### Set task:
Repeat all the material exactly; pictures stay out of your copy.
▬▬▬▬▬▬
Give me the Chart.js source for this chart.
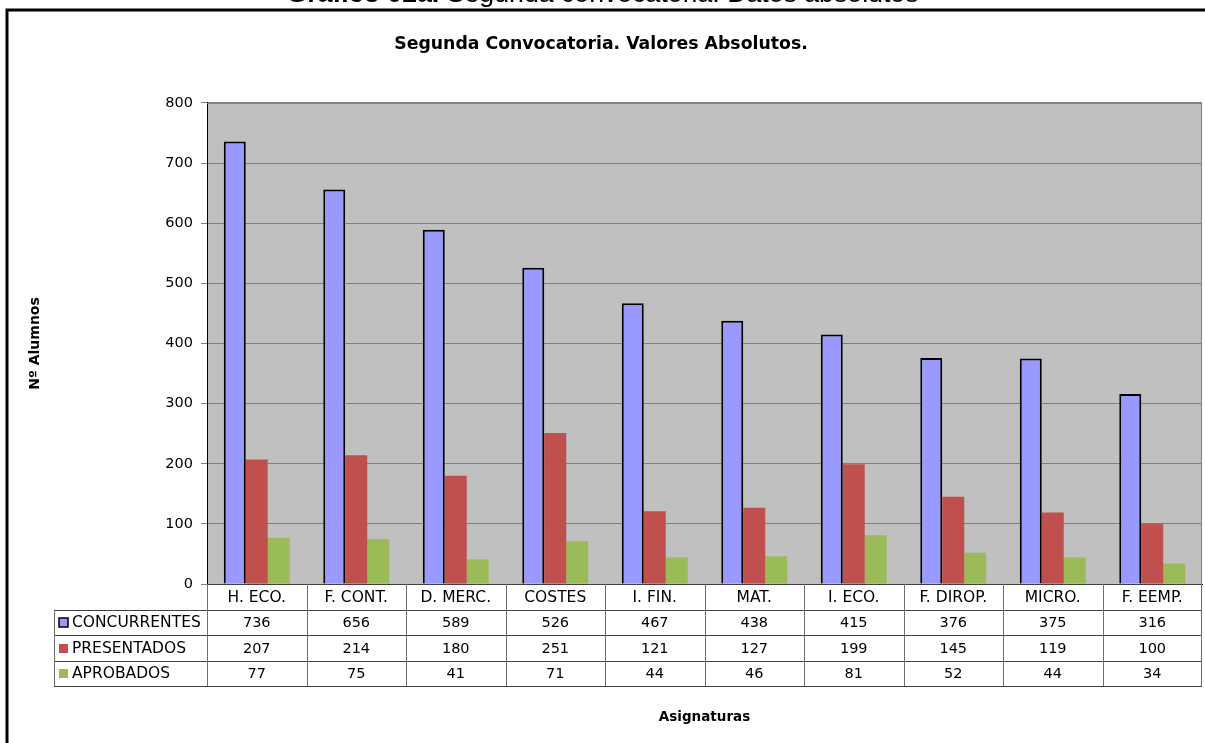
<!DOCTYPE html>
<html>
<head>
<meta charset="utf-8">
<script src="https://cdn.jsdelivr.net/npm/chart.js@4/dist/chart.umd.min.js"></script>
<style>
  body { margin: 0; background: #fff; overflow: hidden; }
  #wrap { position: relative; width: 1205px; height: 743px; overflow: hidden; }
  #caption {
    position: absolute; top: -20px; left: 0; width: 1205px; text-align: center;
    font-family: "Liberation Sans", Arial, sans-serif; font-size: 26.7px; line-height: 26px; color: #000;
    z-index: 2; white-space: nowrap;
  }
  canvas { position: absolute; left: 0; top: 0; }
</style>
</head>
<body>
<div id="wrap">
  <div id="caption"><b>Gráfico 02a.</b> Segunda convocatoria: Datos absolutos</div>
  <canvas id="grafico" width="1205" height="743"></canvas>
</div>
<script>
// datos
var asignaturas = ['H. ECO.', 'F. CONT.', 'D. MERC.', 'COSTES', 'I. FIN.', 'MAT.', 'I. ECO.', 'F. DIROP.', 'MICRO.', 'F. EEMP.'];
var concurrentes = [736, 656, 589, 526, 467, 438, 415, 376, 375, 316];
var presentados = [207, 214, 180, 251, 121, 127, 199, 145, 119, 100];
var aprobados = [77, 75, 41, 71, 44, 46, 81, 52, 44, 34];
var ticksY = [0, 100, 200, 300, 400, 500, 600, 700, 800];

var fuente = '"DejaVu Sans", sans-serif';

// fondo gris del area de trazado + marco exterior
var fondoPlugin = {
  id: 'fondo',
  beforeDraw: function (chart) {
    var c = chart.ctx, a = chart.chartArea;
    c.save();
    c.fillStyle = '#fff';
    c.fillRect(0, 0, chart.width, chart.height);
    c.fillStyle = '#C0C0C0';
    c.fillRect(a.left, a.top, a.right - a.left, a.bottom - a.top);
    c.strokeStyle = '#000';
    c.lineWidth = 3;
    c.beginPath();
    c.moveTo(7, chart.height);
    c.lineTo(7, 10);
    c.lineTo(chart.width, 10);
    c.stroke();
    c.restore();
  },
  afterDraw: function (chart) {
    var c = chart.ctx, a = chart.chartArea;
    c.save();
    c.strokeStyle = '#808080';
    c.lineWidth = 1;
    c.beginPath();
    c.moveTo(a.left, a.top + 0.5);
    c.lineTo(a.right - 0.5, a.top + 0.5);
    c.lineTo(a.right - 0.5, a.bottom);
    c.stroke();
    c.restore();
  }
};

// tabla de datos bajo el grafico
var tablaPlugin = {
  id: 'tabla',
  afterDraw: function (chart) {
    var c = chart.ctx, x = chart.scales.x, a = chart.chartArea;
    var n = asignaturas.length;
    var ancho = (a.right - a.left) / n;
    var top = a.bottom, fila = 25.5;
    var izq = 54;
    var series = chart.data.datasets;
    c.save();
    c.lineWidth = 1;
    // horizontales
    c.strokeStyle = '#404040';
    c.beginPath();
    c.moveTo(a.left, top + 0.5); c.lineTo(a.right, top + 0.5);
    for (var r = 1; r <= 4; r++) {
      var y = Math.round(top + r * fila) + 0.5;
      c.moveTo(izq, y); c.lineTo(a.right, y);
    }
    c.stroke();
    // verticales
    c.strokeStyle = '#707070';
    c.beginPath();
    c.moveTo(izq + 0.5, top + fila); c.lineTo(izq + 0.5, top + 4 * fila);
    for (var i = 0; i <= n; i++) {
      var xv = Math.round(a.left + i * ancho) + (i === n ? -0.5 : 0.5);
      c.moveTo(xv, top); c.lineTo(xv, top + 4 * fila);
    }
    c.stroke();

    c.fillStyle = '#000';
    c.textBaseline = 'middle';
    c.textAlign = 'center';
    for (var i = 0; i < n; i++) {
      var cx = x.getPixelForValue(i);
      c.font = '15.5px ' + fuente;
      c.fillText(asignaturas[i], cx, top + fila / 2 + 1);
      c.font = '14.5px ' + fuente;
      for (var s = 0; s < series.length; s++) {
        c.fillText(series[s].data[i], cx, top + (s + 1.5) * fila + 1);
      }
    }
    c.textAlign = 'left';
    c.font = '15.5px ' + fuente;
    for (var s = 0; s < series.length; s++) {
      var yc = top + (s + 1.5) * fila;
      c.fillStyle = series[s].backgroundColor;
      c.fillRect(59, Math.round(yc) - 4, 9, 9);
      if (s === 0) {
        c.strokeStyle = '#000';
        c.lineWidth = 1.5;
        c.strokeRect(59, Math.round(yc) - 4, 9, 9);
      }
      c.fillStyle = '#000';
      c.fillText(series[s].label, 72, yc + 1);
    }
    c.restore();
  }
};

var ctx = document.getElementById('grafico').getContext('2d');

var data = {
  labels: asignaturas,
  datasets: [{
    label: 'CONCURRENTES',
    data: concurrentes,
    backgroundColor: '#9999FF',
    borderColor: '#000',
    borderWidth: 2
  }, {
    label: 'PRESENTADOS',
    data: presentados,
    backgroundColor: '#C0504D'
  }, {
    label: 'APROBADOS',
    data: aprobados,
    backgroundColor: '#9BBB59'
  }]
};

var options = {
  responsive: false,
  animation: false,
  layout: { padding: { left: 0, right: 3, top: 0, bottom: 0 } },
  datasets: { bar: { categoryPercentage: 0.663, barPercentage: 1 } },
  plugins: {
    legend: { display: false },
    tooltip: { enabled: false },
    title: {
      display: true,
      text: 'Segunda Convocatoria. Valores Absolutos.',
      color: '#000',
      font: { family: fuente, size: 17.3, weight: 'bold', lineHeight: 1.2 },
      padding: { top: 34.6, bottom: 47.6 }
    }
  },
  scales: {
    x: {
      ticks: { display: false },
      grid: { display: false, drawTicks: false },
      border: { color: '#000', width: 1 },
      title: {
        display: true,
        text: 'Asignaturas',
        color: '#000',
        font: { family: fuente, size: 13.5, weight: 'bold', lineHeight: 1.2 },
        padding: { top: 0, bottom: 17 }
      },
      afterFit: function (scale) { scale.height = 159; }
    },
    y: {
      min: 0,
      max: 800,
      afterBuildTicks: function (scale) {
        scale.ticks = ticksY.map(function (v) { return { value: v }; });
      },
      ticks: { color: '#000', padding: 8, font: { family: fuente, size: 14.5 } },
      grid: { color: '#808080', tickColor: '#808080', tickLength: 6 },
      border: { color: '#000', width: 1 },
      title: {
        display: true,
        text: 'Nº Alumnos',
        color: '#000',
        font: { family: fuente, size: 14, weight: 'bold', lineHeight: 1.2 },
        padding: { top: 27, bottom: 0 }
      },
      afterFit: function (scale) { scale.width = 207; }
    }
  }
};

var grafico = new Chart(ctx, {
  type: 'bar',
  data: data,
  options: options,
  plugins: [fondoPlugin, tablaPlugin]
});
</script>
</body>
</html>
▬▬▬▬▬▬
### Written answer:
Give me the Chart.js source for this chart.
<!DOCTYPE html>
<html>
<head>
<meta charset="utf-8">
<script src="https://cdn.jsdelivr.net/npm/chart.js@4/dist/chart.umd.min.js"></script>
<style>
  body { margin: 0; background: #fff; overflow: hidden; }
  #wrap { position: relative; width: 1205px; height: 743px; overflow: hidden; }
  #caption {
    position: absolute; top: -20px; left: 0; width: 1205px; text-align: center;
    font-family: "Liberation Sans", Arial, sans-serif; font-size: 26.7px; line-height: 26px; color: #000;
    z-index: 2; white-space: nowrap;
  }
  canvas { position: absolute; left: 0; top: 0; }
</style>
</head>
<body>
<div id="wrap">
  <div id="caption"><b>Gráfico 02a.</b> Segunda convocatoria: Datos absolutos</div>
  <canvas id="grafico" width="1205" height="743"></canvas>
</div>
<script>
// datos
var asignaturas = ['H. ECO.', 'F. CONT.', 'D. MERC.', 'COSTES', 'I. FIN.', 'MAT.', 'I. ECO.', 'F. DIROP.', 'MICRO.', 'F. EEMP.'];
var concurrentes = [736, 656, 589, 526, 467, 438, 415, 376, 375, 316];
var presentados = [207, 214, 180, 251, 121, 127, 199, 145, 119, 100];
var aprobados = [77, 75, 41, 71, 44, 46, 81, 52, 44, 34];
var ticksY = [0, 100, 200, 300, 400, 500, 600, 700, 800];

var fuente = '"DejaVu Sans", sans-serif';

// fondo gris del area de trazado + marco exterior
var fondoPlugin = {
  id: 'fondo',
  beforeDraw: function (chart) {
    var c = chart.ctx, a = chart.chartArea;
    c.save();
    c.fillStyle = '#fff';
    c.fillRect(0, 0, chart.width, chart.height);
    c.fillStyle = '#C0C0C0';
    c.fillRect(a.left, a.top, a.right - a.left, a.bottom - a.top);
    c.strokeStyle = '#000';
    c.lineWidth = 3;
    c.beginPath();
    c.moveTo(7, chart.height);
    c.lineTo(7, 10);
    c.lineTo(chart.width, 10);
    c.stroke();
    c.restore();
  },
  afterDraw: function (chart) {
    var c = chart.ctx, a = chart.chartArea;
    c.save();
    c.strokeStyle = '#808080';
    c.lineWidth = 1;
    c.beginPath();
    c.moveTo(a.left, a.top + 0.5);
    c.lineTo(a.right - 0.5, a.top + 0.5);
    c.lineTo(a.right - 0.5, a.bottom);
    c.stroke();
    c.restore();
  }
};

// tabla de datos bajo el grafico
var tablaPlugin = {
  id: 'tabla',
  afterDraw: function (chart) {
    var c = chart.ctx, x = chart.scales.x, a = chart.chartArea;
    var n = asignaturas.length;
    var ancho = (a.right - a.left) / n;
    var top = a.bottom, fila = 25.5;
    var izq = 54;
    var series = chart.data.datasets;
    c.save();
    c.lineWidth = 1;
    // horizontales
    c.strokeStyle = '#404040';
    c.beginPath();
    c.moveTo(a.left, top + 0.5); c.lineTo(a.right, top + 0.5);
    for (var r = 1; r <= 4; r++) {
      var y = Math.round(top + r * fila) + 0.5;
      c.moveTo(izq, y); c.lineTo(a.right, y);
    }
    c.stroke();
    // verticales
    c.strokeStyle = '#707070';
    c.beginPath();
    c.moveTo(izq + 0.5, top + fila); c.lineTo(izq + 0.5, top + 4 * fila);
    for (var i = 0; i <= n; i++) {
      var xv = Math.round(a.left + i * ancho) + (i === n ? -0.5 : 0.5);
      c.moveTo(xv, top); c.lineTo(xv, top + 4 * fila);
    }
    c.stroke();

    c.fillStyle = '#000';
    c.textBaseline = 'middle';
    c.textAlign = 'center';
    for (var i = 0; i < n; i++) {
      var cx = x.getPixelForValue(i);
      c.font = '15.5px ' + fuente;
      c.fillText(asignaturas[i], cx, top + fila / 2 + 1);
      c.font = '14.5px ' + fuente;
      for (var s = 0; s < series.length; s++) {
        c.fillText(series[s].data[i], cx, top + (s + 1.5) * fila + 1);
      }
    }
    c.textAlign = 'left';
    c.font = '15.5px ' + fuente;
    for (var s = 0; s < series.length; s++) {
      var yc = top + (s + 1.5) * fila;
      c.fillStyle = series[s].backgroundColor;
      c.fillRect(59, Math.round(yc) - 4, 9, 9);
      if (s === 0) {
        c.strokeStyle = '#000';
        c.lineWidth = 1.5;
        c.strokeRect(59, Math.round(yc) - 4, 9, 9);
      }
      c.fillStyle = '#000';
      c.fillText(series[s].label, 72, yc + 1);
    }
    c.restore();
  }
};

var ctx = document.getElementById('grafico').getContext('2d');

var data = {
  labels: asignaturas,
  datasets: [{
    label: 'CONCURRENTES',
    data: concurrentes,
    backgroundColor: '#9999FF',
    borderColor: '#000',
    borderWidth: 2
  }, {
    label: 'PRESENTADOS',
    data: presentados,
    backgroundColor: '#C0504D'
  }, {
    label: 'APROBADOS',
    data: aprobados,
    backgroundColor: '#9BBB59'
  }]
};

var options = {
  responsive: false,
  animation: false,
  layout: { padding: { left: 0, right: 3, top: 0, bottom: 0 } },
  datasets: { bar: { categoryPercentage: 0.663, barPercentage: 1 } },
  plugins: {
    legend: { display: false },
    tooltip: { enabled: false },
    title: {
      display: true,
      text: 'Segunda Convocatoria. Valores Absolutos.',
      color: '#000',
      font: { family: fuente, size: 17.3, weight: 'bold', lineHeight: 1.2 },
      padding: { top: 34.6, bottom: 47.6 }
    }
  },
  scales: {
    x: {
      ticks: { display: false },
      grid: { display: false, drawTicks: false },
      border: { color: '#000', width: 1 },
      title: {
        display: true,
        text: 'Asignaturas',
        color: '#000',
        font: { family: fuente, size: 13.5, weight: 'bold', lineHeight: 1.2 },
        padding: { top: 0, bottom: 17 }
      },
      afterFit: function (scale) { scale.height = 159; }
    },
    y: {
      min: 0,
      max: 800,
      afterBuildTicks: function (scale) {
        scale.ticks = ticksY.map(function (v) { return { value: v }; });
      },
      ticks: { color: '#000', padding: 8, font: { family: fuente, size: 14.5 } },
      grid: { color: '#808080', tickColor: '#808080', tickLength: 6 },
      border: { color: '#000', width: 1 },
      title: {
        display: true,
        text: 'Nº Alumnos',
        color: '#000',
        font: { family: fuente, size: 14, weight: 'bold', lineHeight: 1.2 },
        padding: { top: 27, bottom: 0 }
      },
      afterFit: function (scale) { scale.width = 207; }
    }
  }
};

var grafico = new Chart(ctx, {
  type: 'bar',
  data: data,
  options: options,
  plugins: [fondoPlugin, tablaPlugin]
});
</script>
</body>
</html>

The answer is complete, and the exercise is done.